The Who - Meaty Beaty Big and Bouncy
Did I buy this record or did it just appear? Pilfered from a relative perhaps? That’s quite possible. All I know is that for as long as I’ve had records I’ve had The Who peering out from a downstairs window of a very Dickensian-looking gaff. Not an official album but a compilation of their singles at that point (1971) it’s most notable as the record that got me fired from a regular DJ night when I found myself tired of serving up the usual ‘soul and funk’ as advertised and veered into I Can’t Explain by The Who. The bar owner saw it as the last straw - over the proceeding weeks I’d taken to the odd left turn more times than was necessary - and duly cut the sound and suggested I gather my things. Everyone booed and threw cabbages at me.
The Byrds - The Original Singles Volume 2
Features the greatest single of all time, which as we all know is Lady Friend, a number 82 hit in the US that didn’t even chart in the UK. I stand by my unpopular opinion.
Aaron Neville - My Greatest Gift
Two reasons for including this album in this small selection. The first is that it features Aaron Neville’s masterpiece, Hercules, which I named my dog after - so now I have a little Schnoodle called Herc thanks to this record. And also because I picked it up in a trendy independent clothes shop in the 90s. I miss the days when you’d find little stacks of records for sale in spots that weren’t exclusively record shops, and once in a while (as here) you’d find a corker.
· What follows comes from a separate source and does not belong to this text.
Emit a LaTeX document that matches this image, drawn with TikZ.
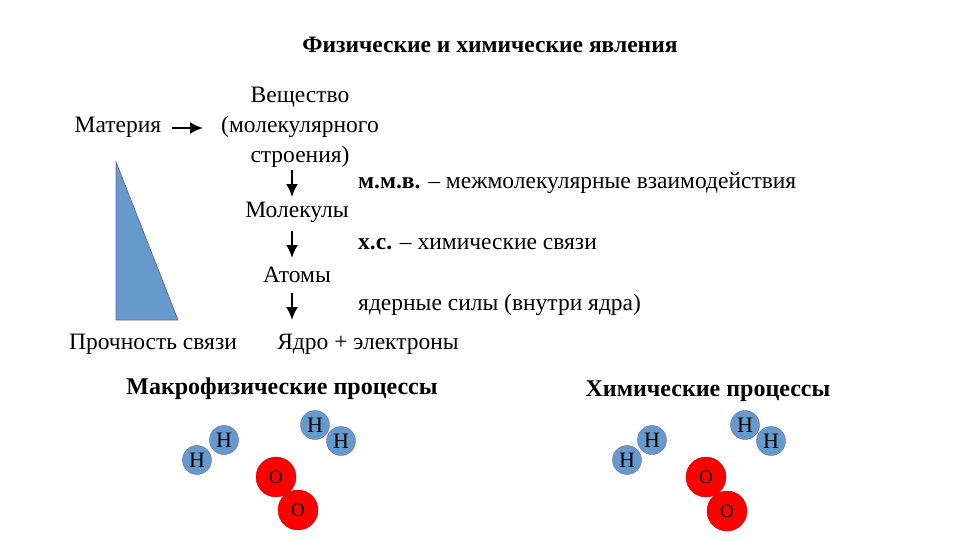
\documentclass[tikz,border=0pt]{standalone}
\usepackage{fontspec}
\setmainfont{Liberation Serif}
\usetikzlibrary{arrows.meta}
\begin{document}
\begin{tikzpicture}[x=1pt,y=-1pt,
  txt/.style={inner sep=0pt,font=\fontsize{23.5}{26}\selectfont},
  hd/.style={inner sep=0pt,font=\fontsize{24}{26}\selectfont\bfseries},
  arr/.style={-{Latex[length=13pt,width=12pt]},line width=2.2pt},
  hat/.style={circle,draw=blue!40!black!60,fill=hb,minimum size=29pt,inner sep=0pt,font=\fontsize{22}{22}\selectfont},
  oat/.style={circle,draw=red!80!black,fill=red,minimum size=40pt,inner sep=0pt,font=\fontsize{19}{20}\selectfont}]
\useasboundingbox (0,0) rectangle (960,540);
\colorlet{hb}{blue!50!cyan!50!gray!80}
\node[hd,font=\fontsize{23.5}{26}\selectfont\bfseries] (t) at (490,45) {Физические и химические явления};
\node[txt] (mat) at (118,127) {Материя};
\coordinate (ma1) at (172,128); \coordinate (ma2) at (203,128);
\draw[arr] (ma1) -- (ma2);
\node[txt,align=center,font=\fontsize{23.5}{30}\selectfont] (ves) at (300,127) {Вещество\\(молекулярного\\строения)};
\node[txt] (mol) at (297,212) {Молекулы};
\node[txt] (at) at (297,275) {Атомы};
\node[txt] (yad) at (368,344) {Ядро + электроны};
\coordinate (a1) at (292,170); \coordinate (a2) at (292,197);
\coordinate (b1) at (292,231); \coordinate (b2) at (292,258);
\coordinate (c1) at (292,293); \coordinate (c2) at (292,320);
\draw[arr] (a1) -- (a2); \draw[arr] (b1) -- (b2); \draw[arr] (c1) -- (c2);
\node[txt,anchor=west] (l1) at (358,183) {\textbf{м.м.в.} – межмолекулярные взаимодействия};
\node[txt,anchor=west] (l2) at (358,244) {\textbf{х.с.} – химические связи};
\node[txt,anchor=west] (l3) at (358,305) {ядерные силы (внутри ядра)};
\node[txt] (pr) at (153,344) {Прочность связи};
\filldraw[fill=hb,draw=blue!40!black!60,line width=0.8pt] (116,162) -- (116,320) -- (178,320) -- cycle;
\node[hd] (mp) at (282,389) {Макрофизические процессы};
\node[hd] (hp) at (708,391) {Химические процессы};
\node[hat] (h1) at (197,460) {H};
\node[hat] (h2) at (224,440) {H};
\node[hat] (h3) at (315,425) {H};
\node[hat] (h4) at (341,441) {H};
\node[oat] (o1) at (276,477) {O};
\node[oat] (o2) at (298,510) {O};
\node[hat] (h5) at (627,460) {H};
\node[hat] (h6) at (652,440) {H};
\node[hat] (h7) at (745,425) {H};
\node[hat] (h8) at (771,441) {H};
\node[oat] (o3) at (706,477) {O};
\node[oat] (o4) at (727,511) {O};
\end{tikzpicture}
\end{document}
The Meters - New Directions
Not the best album The Meters made, far too polished for their hardcore fans, but I loved the track Be My Lady. Less hard funk, more seductive soul. Anyway it takes me back to the glory days when word of an incredible collection appearing in an obscure second hand/charity shop would spread and everyone would swarm down to snaffle as much of it as they could. In this particular case, a mountain of records that’d once lived in the library at Thames Valley Broadcasting and had been languishing in a basement somewhere ever since made their way to a local Oxfam at insanely low prices. I also came away with a couple of very decent Isaac Hayes’s and my favourite Ike & Tina Turner album, Workin’ Together.